# Firearms and Shooting > Archery >  crossbow sights

## silentscope

so iv just bought myself a crossbow instead of a bow because i though it will be easier to asdjust to bow hunting this way. now i am searching for some iron sights to replace the piece of crap scope that come with it is there anyone i nz that supplys them? iv searched for a few days now and havent found anything at all.

cheers

----------


## Boar Freak

> so iv just bought myself a crossbow instead of a bow because i though it will be easier to asdjust to bow hunting this way. now i am searching for some iron sights to replace the piece of crap scope that come with it is there anyone i nz that supplys them? iv searched for a few days now and havent found anything at all.
> 
> cheers


What brand did you get? Am on my 3rd xbow and I have put a scope on all of them instead of irons. Most of the irons are real piece of junk, and if you'r pushing through tight stuff the front sight can be knocked easily.
Is the scope inaccurate?

----------


## 223nut

red dot instead?

----------


## silentscope

> What brand did you get? Am on my 3rd xbow and I have put a scope on all of them instead of irons. Most of the irons are real piece of junk, and if you'r pushing through tight stuff the front sight can be knocked easily.
> Is the scope inaccurate?


its a mankung? the scope that come with it isnt holding zero and is a pain in the arse to use. i thought i could go with open sights and get it with the drop comensation etc. most of my hunting is on the tops.

----------


## silentscope

> red dot instead?


that was another option but i wanted to try get some iron sights first, i just feel a scope is kinda overkill on a cbow haha

----------


## Boar Freak

> its a mankung? the scope that come with it isnt holding zero and is a pain in the arse to use. i thought i could go with open sights and get it with the drop comensation etc. most of my hunting is on the tops.

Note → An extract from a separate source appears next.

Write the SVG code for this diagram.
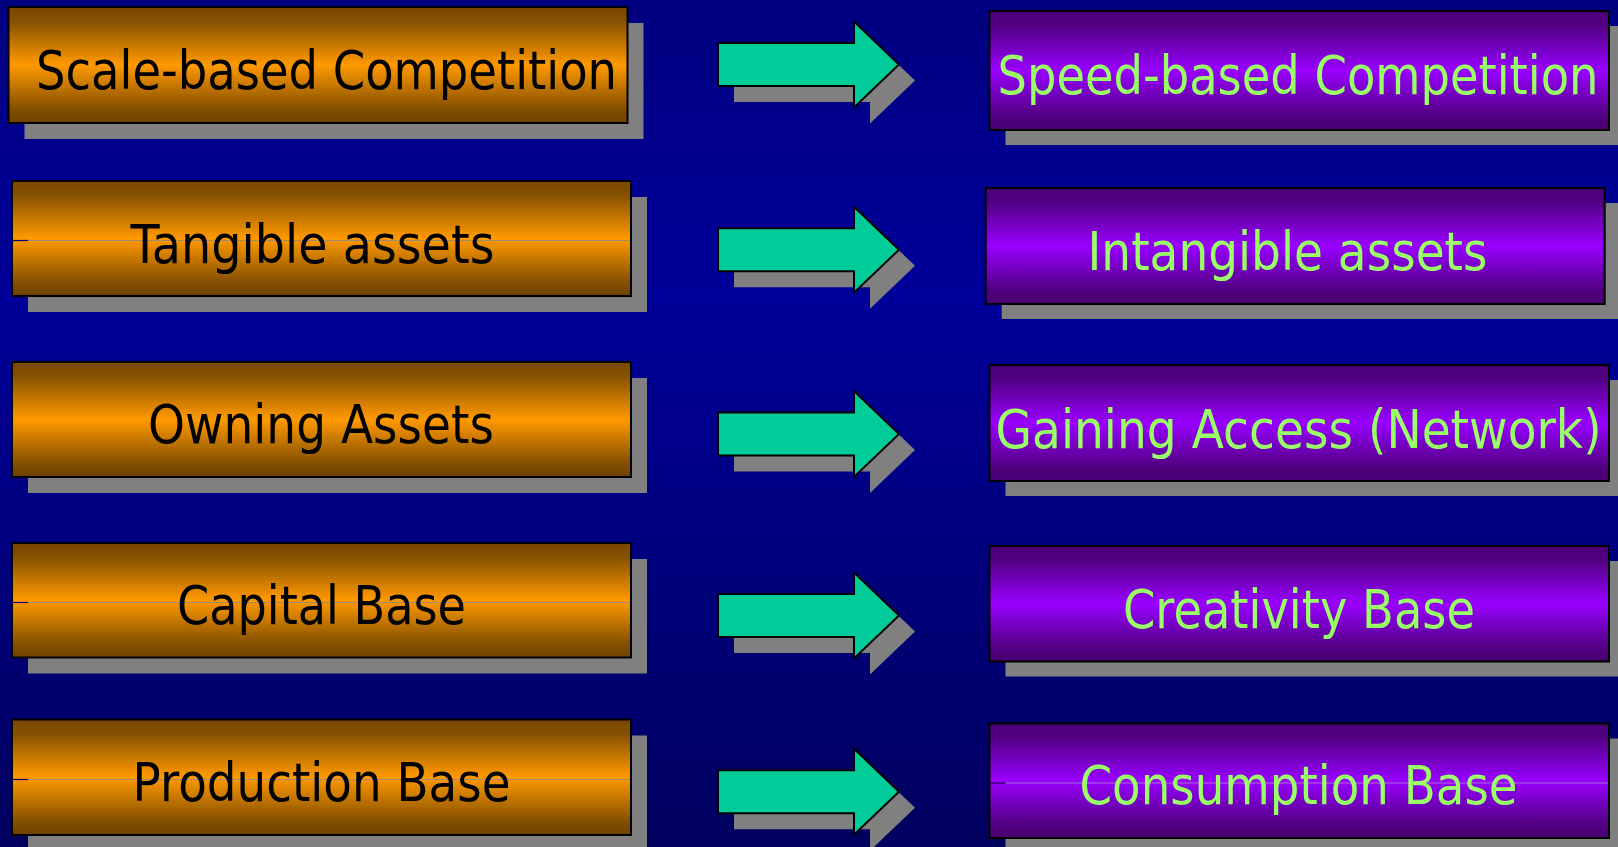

Did you check the rail screws? The rail on my PSE Reaper had a spring to dampen vibration and it could be moved by hand accuracy was shit over 25 yds so just tightened the screws and can shoot 3 inch at 45 yds.

Do you spin test your bolts? Some of them comes with the inserts glued in in a slight angle, most xbows shoot better with heavier stuff. Make your life easier and buy good quality carbon bolts, it makes a huge difference.

You can probably make sights for it, try rear AR popup sight and an L shape mount for the front to clear the fletching. Most barrels are drilled on the side just before the arms to mount front sight.

----------


## Boar Freak

BARNETT 3 dot tactical scope | Trade Me 
 @silentscope

----------


## silentscope

> BARNETT 3 dot tactical scope | Trade Me 
>  @silentscope


have you used one of these?

----------


## Boar Freak

I had a no name once for a while, it was ok but I prefer scopes. I have a multi ret. PSE on mine it worked fine the last few years. You can try to give the guys at Archery direct a call? They might have something. Or go with a normal dot and learn your holdover points.

----------


## silentscope

ah yeah ok, i tightened up everything tonight and had another go but still pretty shit groups at 25m. could be im using 16inch bolts when it takes 20inch?

----------


## Boar Freak

> ah yeah ok, i tightened up everything tonight and had another go but still pretty shit groups at 25m. could be im using 16inch bolts when it takes 20inch?


Could be , I have never used shorter than the bow was made for. Also you have to make sure you have the right nock in the bolts. There is flat nock and half moon, check your manual. If your using cheap alloy bolts they can easily bend after a few shots. 
What is the scope on it?
Are you shooting field points? All the same weight?
Are you cocking with a rope?


Crossbows / Accuracy / Maintenance & Tuning.

----------


## silentscope

> Could be , I have never used shorter than the bow was made for. Also you have to make sure you have the right nock in the bolts. There is flat nock and half moon, check your manual. If your using cheap alloy bolts they can easily bend after a few shots. 
> What is the scope on it?
> Are you shooting field points? All the same weight?
> Are you cocking with a rope?
> 
> 
> Crossbows / Accuracy / Maintenance & Tuning.


iv ordered 12 carbon 20inch bolts. the scope is a no brand one that come with it so i didnt have high hopes to start with. and yes im cocking it with the pulley ropes that came with it

----------


## Boar Freak

Hopefully that will fix it. You can try a normal 4x scope, it should have enough adjustment.

----------